start

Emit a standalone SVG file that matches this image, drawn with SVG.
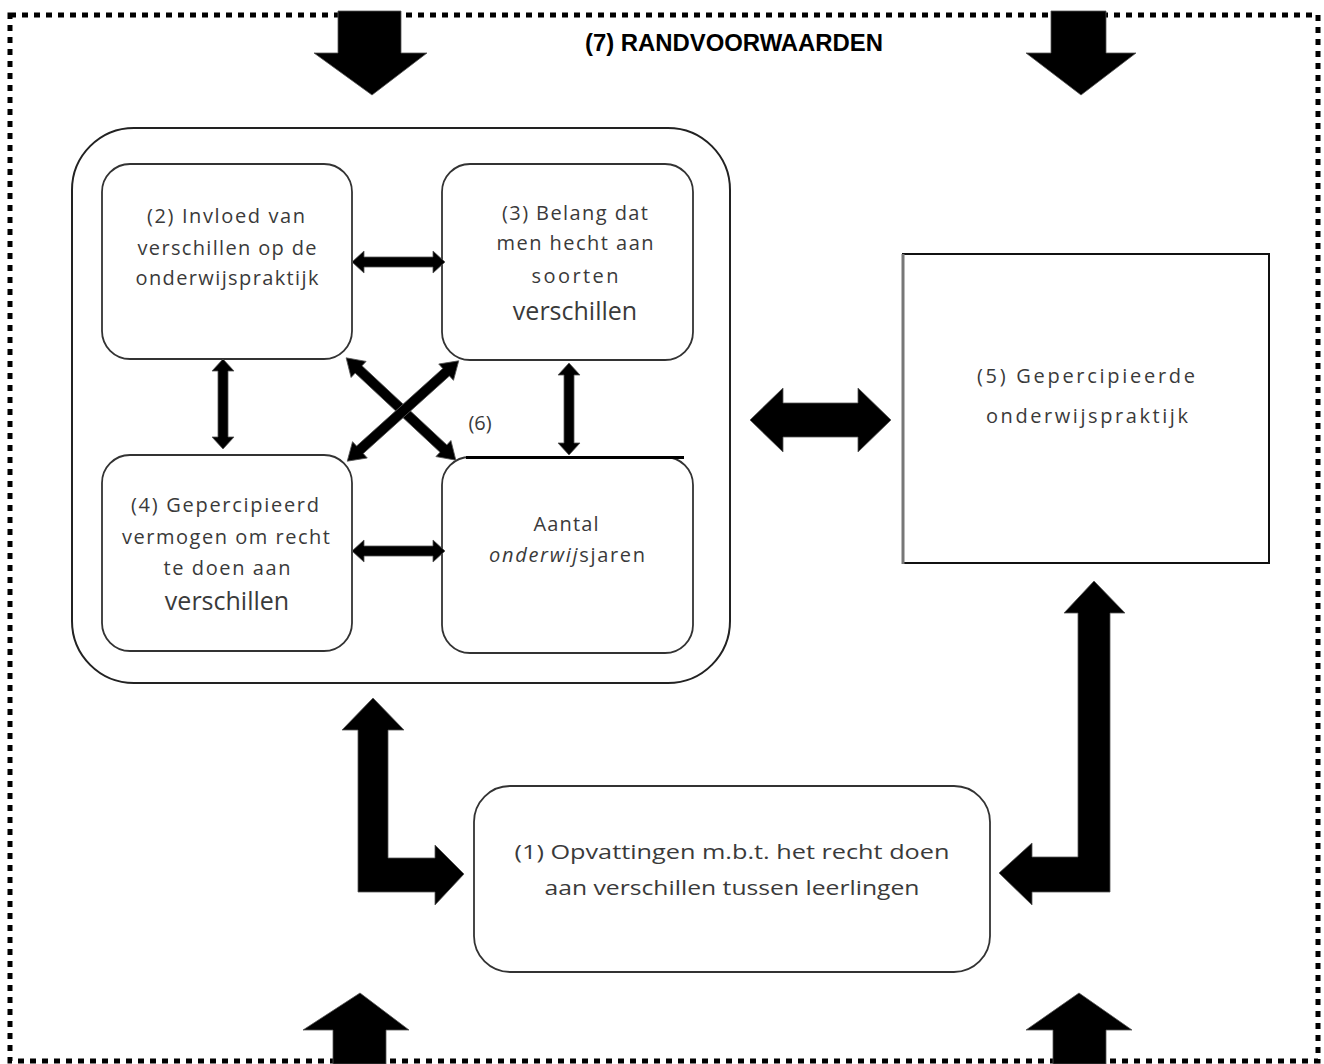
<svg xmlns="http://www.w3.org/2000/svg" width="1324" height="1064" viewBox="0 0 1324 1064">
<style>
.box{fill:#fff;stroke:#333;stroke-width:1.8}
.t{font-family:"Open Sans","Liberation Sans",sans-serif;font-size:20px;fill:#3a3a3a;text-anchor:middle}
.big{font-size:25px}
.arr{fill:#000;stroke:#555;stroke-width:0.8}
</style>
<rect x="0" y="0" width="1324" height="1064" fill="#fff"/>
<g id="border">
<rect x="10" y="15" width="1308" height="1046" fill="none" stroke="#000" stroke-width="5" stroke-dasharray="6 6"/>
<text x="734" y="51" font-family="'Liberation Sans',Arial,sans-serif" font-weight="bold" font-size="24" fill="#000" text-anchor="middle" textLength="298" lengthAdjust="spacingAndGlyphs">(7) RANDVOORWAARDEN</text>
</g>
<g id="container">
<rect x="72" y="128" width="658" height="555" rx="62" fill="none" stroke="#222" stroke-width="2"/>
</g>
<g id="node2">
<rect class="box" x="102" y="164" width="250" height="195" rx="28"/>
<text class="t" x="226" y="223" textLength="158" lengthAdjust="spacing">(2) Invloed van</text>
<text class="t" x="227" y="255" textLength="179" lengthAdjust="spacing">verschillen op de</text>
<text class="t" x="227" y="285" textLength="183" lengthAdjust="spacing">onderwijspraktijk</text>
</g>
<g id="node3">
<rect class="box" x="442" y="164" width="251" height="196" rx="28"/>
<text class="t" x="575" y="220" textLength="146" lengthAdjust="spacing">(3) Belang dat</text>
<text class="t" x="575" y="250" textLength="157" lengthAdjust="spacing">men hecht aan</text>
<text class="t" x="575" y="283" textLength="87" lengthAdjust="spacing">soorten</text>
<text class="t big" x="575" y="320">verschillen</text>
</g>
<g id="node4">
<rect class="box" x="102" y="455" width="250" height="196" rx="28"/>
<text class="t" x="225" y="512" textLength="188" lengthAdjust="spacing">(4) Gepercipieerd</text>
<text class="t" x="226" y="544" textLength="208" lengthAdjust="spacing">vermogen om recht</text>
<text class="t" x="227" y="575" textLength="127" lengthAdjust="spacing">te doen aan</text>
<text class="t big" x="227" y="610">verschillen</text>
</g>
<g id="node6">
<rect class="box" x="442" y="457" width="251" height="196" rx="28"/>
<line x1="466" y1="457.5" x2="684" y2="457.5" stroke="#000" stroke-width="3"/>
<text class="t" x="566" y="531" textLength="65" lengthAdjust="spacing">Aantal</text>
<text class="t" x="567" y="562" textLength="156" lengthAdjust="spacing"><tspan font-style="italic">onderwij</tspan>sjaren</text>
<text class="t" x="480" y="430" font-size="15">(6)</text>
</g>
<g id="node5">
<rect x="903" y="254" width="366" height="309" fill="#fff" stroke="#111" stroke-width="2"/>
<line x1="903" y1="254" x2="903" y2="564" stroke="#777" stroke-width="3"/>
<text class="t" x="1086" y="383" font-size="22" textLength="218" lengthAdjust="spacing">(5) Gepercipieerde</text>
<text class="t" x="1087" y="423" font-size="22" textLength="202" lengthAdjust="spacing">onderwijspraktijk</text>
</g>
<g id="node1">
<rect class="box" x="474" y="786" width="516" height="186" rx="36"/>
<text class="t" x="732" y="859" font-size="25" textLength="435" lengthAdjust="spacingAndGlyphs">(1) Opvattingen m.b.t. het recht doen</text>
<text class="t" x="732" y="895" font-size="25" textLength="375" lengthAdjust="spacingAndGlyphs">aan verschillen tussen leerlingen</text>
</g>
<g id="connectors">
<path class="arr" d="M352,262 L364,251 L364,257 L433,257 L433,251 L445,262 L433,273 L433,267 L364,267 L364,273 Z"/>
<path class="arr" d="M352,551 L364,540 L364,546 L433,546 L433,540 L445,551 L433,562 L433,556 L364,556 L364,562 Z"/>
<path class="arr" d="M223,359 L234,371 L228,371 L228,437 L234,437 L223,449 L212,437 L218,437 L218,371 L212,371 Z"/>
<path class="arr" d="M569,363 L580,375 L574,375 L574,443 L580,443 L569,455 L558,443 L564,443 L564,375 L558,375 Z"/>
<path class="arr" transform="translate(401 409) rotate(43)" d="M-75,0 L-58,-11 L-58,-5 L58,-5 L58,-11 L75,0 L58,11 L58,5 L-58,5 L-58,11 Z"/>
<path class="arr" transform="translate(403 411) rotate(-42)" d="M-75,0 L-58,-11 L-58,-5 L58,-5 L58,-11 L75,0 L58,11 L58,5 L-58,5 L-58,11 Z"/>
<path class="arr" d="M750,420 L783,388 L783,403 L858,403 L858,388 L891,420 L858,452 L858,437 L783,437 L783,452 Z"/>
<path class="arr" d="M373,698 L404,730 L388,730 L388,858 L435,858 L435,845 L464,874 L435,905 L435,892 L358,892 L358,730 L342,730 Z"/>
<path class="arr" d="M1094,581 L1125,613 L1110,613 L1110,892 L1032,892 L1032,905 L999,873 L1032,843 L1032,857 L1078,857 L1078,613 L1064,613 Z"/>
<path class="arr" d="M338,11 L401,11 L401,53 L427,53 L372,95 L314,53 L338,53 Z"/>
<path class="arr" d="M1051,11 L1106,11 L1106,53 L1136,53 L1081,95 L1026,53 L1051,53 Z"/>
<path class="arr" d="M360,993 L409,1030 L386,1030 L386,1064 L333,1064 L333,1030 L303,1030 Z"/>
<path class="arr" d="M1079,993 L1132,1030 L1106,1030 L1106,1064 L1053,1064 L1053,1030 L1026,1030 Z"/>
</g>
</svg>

end

## Job
Go through the listing above and write it out again exactly, dropping the pictures.

## Solution to this exercise
Emit a standalone SVG file that matches this image, drawn with SVG.
<svg xmlns="http://www.w3.org/2000/svg" width="1324" height="1064" viewBox="0 0 1324 1064">
<style>
.box{fill:#fff;stroke:#333;stroke-width:1.8}
.t{font-family:"Open Sans","Liberation Sans",sans-serif;font-size:20px;fill:#3a3a3a;text-anchor:middle}
.big{font-size:25px}
.arr{fill:#000;stroke:#555;stroke-width:0.8}
</style>
<rect x="0" y="0" width="1324" height="1064" fill="#fff"/>
<g id="border">
<rect x="10" y="15" width="1308" height="1046" fill="none" stroke="#000" stroke-width="5" stroke-dasharray="6 6"/>
<text x="734" y="51" font-family="'Liberation Sans',Arial,sans-serif" font-weight="bold" font-size="24" fill="#000" text-anchor="middle" textLength="298" lengthAdjust="spacingAndGlyphs">(7) RANDVOORWAARDEN</text>
</g>
<g id="container">
<rect x="72" y="128" width="658" height="555" rx="62" fill="none" stroke="#222" stroke-width="2"/>
</g>
<g id="node2">
<rect class="box" x="102" y="164" width="250" height="195" rx="28"/>
<text class="t" x="226" y="223" textLength="158" lengthAdjust="spacing">(2) Invloed van</text>
<text class="t" x="227" y="255" textLength="179" lengthAdjust="spacing">verschillen op de</text>
<text class="t" x="227" y="285" textLength="183" lengthAdjust="spacing">onderwijspraktijk</text>
</g>
<g id="node3">
<rect class="box" x="442" y="164" width="251" height="196" rx="28"/>
<text class="t" x="575" y="220" textLength="146" lengthAdjust="spacing">(3) Belang dat</text>
<text class="t" x="575" y="250" textLength="157" lengthAdjust="spacing">men hecht aan</text>
<text class="t" x="575" y="283" textLength="87" lengthAdjust="spacing">soorten</text>
<text class="t big" x="575" y="320">verschillen</text>
</g>
<g id="node4">
<rect class="box" x="102" y="455" width="250" height="196" rx="28"/>
<text class="t" x="225" y="512" textLength="188" lengthAdjust="spacing">(4) Gepercipieerd</text>
<text class="t" x="226" y="544" textLength="208" lengthAdjust="spacing">vermogen om recht</text>
<text class="t" x="227" y="575" textLength="127" lengthAdjust="spacing">te doen aan</text>
<text class="t big" x="227" y="610">verschillen</text>
</g>
<g id="node6">
<rect class="box" x="442" y="457" width="251" height="196" rx="28"/>
<line x1="466" y1="457.5" x2="684" y2="457.5" stroke="#000" stroke-width="3"/>
<text class="t" x="566" y="531" textLength="65" lengthAdjust="spacing">Aantal</text>
<text class="t" x="567" y="562" textLength="156" lengthAdjust="spacing"><tspan font-style="italic">onderwij</tspan>sjaren</text>
<text class="t" x="480" y="430" font-size="15">(6)</text>
</g>
<g id="node5">
<rect x="903" y="254" width="366" height="309" fill="#fff" stroke="#111" stroke-width="2"/>
<line x1="903" y1="254" x2="903" y2="564" stroke="#777" stroke-width="3"/>
<text class="t" x="1086" y="383" font-size="22" textLength="218" lengthAdjust="spacing">(5) Gepercipieerde</text>
<text class="t" x="1087" y="423" font-size="22" textLength="202" lengthAdjust="spacing">onderwijspraktijk</text>
</g>
<g id="node1">
<rect class="box" x="474" y="786" width="516" height="186" rx="36"/>
<text class="t" x="732" y="859" font-size="25" textLength="435" lengthAdjust="spacingAndGlyphs">(1) Opvattingen m.b.t. het recht doen</text>
<text class="t" x="732" y="895" font-size="25" textLength="375" lengthAdjust="spacingAndGlyphs">aan verschillen tussen leerlingen</text>
</g>
<g id="connectors">
<path class="arr" d="M352,262 L364,251 L364,257 L433,257 L433,251 L445,262 L433,273 L433,267 L364,267 L364,273 Z"/>
<path class="arr" d="M352,551 L364,540 L364,546 L433,546 L433,540 L445,551 L433,562 L433,556 L364,556 L364,562 Z"/>
<path class="arr" d="M223,359 L234,371 L228,371 L228,437 L234,437 L223,449 L212,437 L218,437 L218,371 L212,371 Z"/>
<path class="arr" d="M569,363 L580,375 L574,375 L574,443 L580,443 L569,455 L558,443 L564,443 L564,375 L558,375 Z"/>
<path class="arr" transform="translate(401 409) rotate(43)" d="M-75,0 L-58,-11 L-58,-5 L58,-5 L58,-11 L75,0 L58,11 L58,5 L-58,5 L-58,11 Z"/>
<path class="arr" transform="translate(403 411) rotate(-42)" d="M-75,0 L-58,-11 L-58,-5 L58,-5 L58,-11 L75,0 L58,11 L58,5 L-58,5 L-58,11 Z"/>
<path class="arr" d="M750,420 L783,388 L783,403 L858,403 L858,388 L891,420 L858,452 L858,437 L783,437 L783,452 Z"/>
<path class="arr" d="M373,698 L404,730 L388,730 L388,858 L435,858 L435,845 L464,874 L435,905 L435,892 L358,892 L358,730 L342,730 Z"/>
<path class="arr" d="M1094,581 L1125,613 L1110,613 L1110,892 L1032,892 L1032,905 L999,873 L1032,843 L1032,857 L1078,857 L1078,613 L1064,613 Z"/>
<path class="arr" d="M338,11 L401,11 L401,53 L427,53 L372,95 L314,53 L338,53 Z"/>
<path class="arr" d="M1051,11 L1106,11 L1106,53 L1136,53 L1081,95 L1026,53 L1051,53 Z"/>
<path class="arr" d="M360,993 L409,1030 L386,1030 L386,1064 L333,1064 L333,1030 L303,1030 Z"/>
<path class="arr" d="M1079,993 L1132,1030 L1106,1030 L1106,1064 L1053,1064 L1053,1030 L1026,1030 Z"/>
</g>
</svg>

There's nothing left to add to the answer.